ところが、若者も、そんなにバカじゃない。

そんなの、都合がよすぎるし、何よりイチバン大事な部分、

「じゃあ、◯◯の答え、だれが教えてくれるのさ?」というところを、どう突破するか?

そこで、登場する。

『雪』

いっけん、むちゃくちゃである。「え?」、となる。

が、考えてみてほしい。

「私の◯◯の悩みを、雪が答えてくれるだろうか?」

どうだろう?どう思いますか?

ボクはこう思ったんですよ。

「雪が答えられるかどうか、だれにも分からないよな?」、と。

ボクだってバカじゃないですよ、雪が答えてくれるとは思えない。思いませんよ。が、答えられないと、断言もできないんです。

なぜなら、雪が、“抽象的なもの”だからです。“不明なもの”だからです。

ココがうまいところで。。。

若者は知ってるんですよ。気づいてるんですよ。自分の悩みが、簡単に答えがみつからない、壮大な悩みであるということに。

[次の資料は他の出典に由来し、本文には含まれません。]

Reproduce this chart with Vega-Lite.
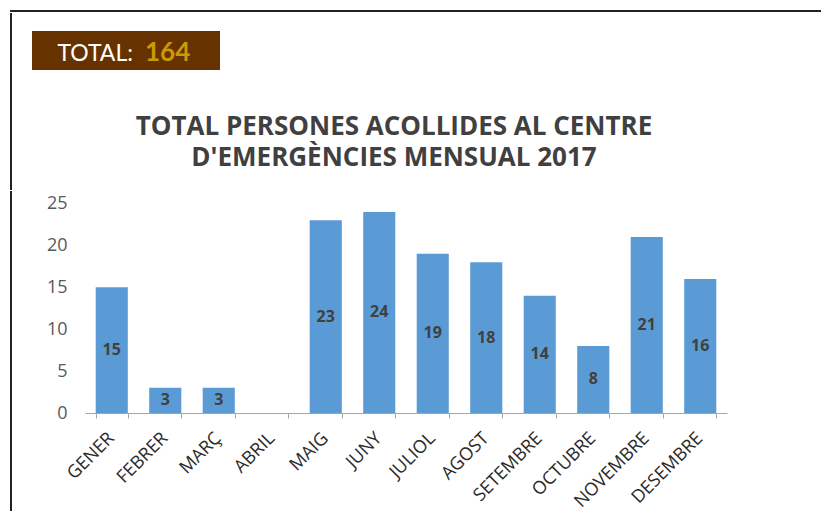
{
  "$schema": "https://vega.github.io/schema/vega-lite/v6.json",
  "background": "white",
  "padding": {"left": 9, "top": 9, "right": 0, "bottom": 0},
  "config": {"view": {"stroke": null}, "concat": {"spacing": 0}},
  "spacing": 0,
  "vconcat": [
    {
      "width": 812, "height": 2,
      "view": {"fill": "#222222", "stroke": null},
      "data": {"values": [{}]},
      "mark": {"type": "rule", "opacity": 0},
      "encoding": {}
    },
    {
      "spacing": 19,
      "hconcat": [
        {
          "width": 2, "height": 177,
          "view": {"fill": "#222222", "stroke": null},
          "data": {"values": [{}]},
          "mark": {"type": "rule", "opacity": 0},
          "encoding": {}
        },
        {
          "spacing": 17,
          "vconcat": [
            {
              "width": 188, "height": 1,
              "data": {"values": [{}]},
              "mark": {"type": "rule", "opacity": 0},
              "encoding": {}
            },
            {
              "width": 188, "height": 39,
              "view": {"fill": "#663300", "stroke": null},
              "data": {"values": [{"label": "TOTAL:", "total": 164}]},
              "layer": [
                {
                  "mark": {"type": "text", "align": "right", "baseline": "alphabetic", "dx": 7, "dy": 10, "font": "Lato", "fontSize": 23, "color": "white"},
                  "encoding": {"text": {"field": "label"}}
                },
                {
                  "mark": {"type": "text", "align": "left", "baseline": "alphabetic", "dx": 19, "dy": 10, "font": "Lato", "fontSize": 26, "fontWeight": "bold", "color": "#cc9a06"},
                  "encoding": {"text": {"field": "total"}}
                }
              ]
            },
            {
              "width": 724, "height": 98,
              "data": {"values": [{"titol": ["TOTAL PERSONES ACOLLIDES AL CENTRE", "D'EMERGÈNCIES MENSUAL 2017"]}]},
              "mark": {"type": "text", "font": "Open Sans", "fontSize": 26, "fontWeight": "bold", "color": "#404040", "lineHeight": 31, "baseline": "middle", "align": "center", "dy": -9},
              "encoding": {"text": {"field": "titol"}}
            }
          ]
        }
      ]
    },
    {
      "spacing": 19,
      "hconcat": [
        {
          "width": 2, "height": 328,
          "view": {"fill": "#222222", "stroke": null},
          "data": {"values": [{}]},
          "mark": {"type": "rule", "opacity": 0},
          "encoding": {}
        },
        {
          "width": 642, "height": 222,
          "data": {"values": [
            {"mes": "GENER", "n": 15},
            {"mes": "FEBRER", "n": 3},
            {"mes": "MARÇ", "n": 3},
            {"mes": "ABRIL", "n": 0},
            {"mes": "MAIG", "n": 23},
            {"mes": "JUNY", "n": 24},
            {"mes": "JULIOL", "n": 19},
            {"mes": "AGOST", "n": 18},
            {"mes": "SETEMBRE", "n": 14},
            {"mes": "OCTUBRE", "n": 8},
            {"mes": "NOVEMBRE", "n": 21},
            {"mes": "DESEMBRE", "n": 16}
          ]},
          "encoding": {
            "x": {
              "field": "mes", "type": "nominal", "sort": null,
              "scale": {"paddingInner": 0.4, "paddingOuter": 0.2},
              "axis": {
                "title": null, "tickBand": "extent", "domainColor": "#a6a6a6", "tickColor": "#a6a6a6",
                "tickSize": 5, "labelAngle": -45, "labelFont": "Open Sans", "labelFontSize": 18,
                "labelColor": "#2b2b2b", "labelPadding": 11, "labelOffset": -7
              }
            }
          },
          "layer": [
            {
              "mark": {"type": "bar", "color": "#5b9bd5"},
              "encoding": {
                "y": {
                  "field": "n", "type": "quantitative", "scale": {"domain": [0, 26.5], "nice": false},
                  "axis": {
                    "title": null, "values": [0, 5, 10, 15, 20, 25], "ticks": false, "domain": false,
                    "grid": false, "labelFont": "Open Sans", "labelFontSize": 18, "labelColor": "#595959",
                    "labelPadding": 18, "minExtent": 54
                  }
                }
              }
            },
            {
              "mark": {"type": "text", "font": "Open Sans", "fontSize": 16, "fontWeight": "bold", "color": "#404040", "baseline": "middle"},
              "encoding": {
                "y": {"field": "n", "type": "quantitative", "scale": {"domain": [0, 53], "nice": false}, "axis": null},
                "text": {"field": "n"},
                "opacity": {"condition": {"test": "datum.n == 0", "value": 0}, "value": 1}
              }
            }
          ],
          "resolve": {"scale": {"y": "independent"}}
        }
      ]
    }
  ]
}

したがって、それを解決するには、ふつうのもんじゃムリだろうって。

そこで、「得体のしれないもの」、あるいは、「人知を越えたもの」に期待をしてしまう、つい惹かれてしまう。ひょっとして、解決できる可能性があるんじゃないか?なくはないよな?って――それが未知数で、不明なものであるから。底が知れないから。

で、『雪』が登場する。その役割を『雪』に担わせている。

『雪』という存在を、漠然とした抽象的なものとして打ち出すことによって、「◯◯の答えがそこにあるんじゃないか?なにかしら得られるんじゃないか?」と、期待をさせる。可能性を提供する。

『雪』という存在が抽象的であればあるほど、未知なもの、得体のしれないものとなる。結果、内在する可能性も膨らむ、これを“神秘性”とも呼ぶ。八百万(やおよろず)などとは言わないが、「雪には何かパワーがあるんじゃないか?」と思わせる。思ってしまう。


――まとめる。

『答えは雪に聞け。』という文章は、

『(若者よ、)(◯◯の)答えは雪(という✕✕)に聞け』、ということ。

これを簡素化して、『答えは雪に聞け。』となっている。おそらく。

◯◯
も、✕✕も抽象的。要は、なんでもありってことで、なんにでも置き換えられる。想像によって補完される構造。

このキャッチコピーは、明確に若者に狙いを定めている。そして、「答え」も「雪」も、漠然と抽象的であるから、射程範囲がすごく広い。

よって、「有効的だなぁ」と、自分勝手に思いました。


★★★

はい、以上です。

なんだか、書いててどっと疲れました…。

なにをやっているんでしょうかボクは。先輩、教えてください。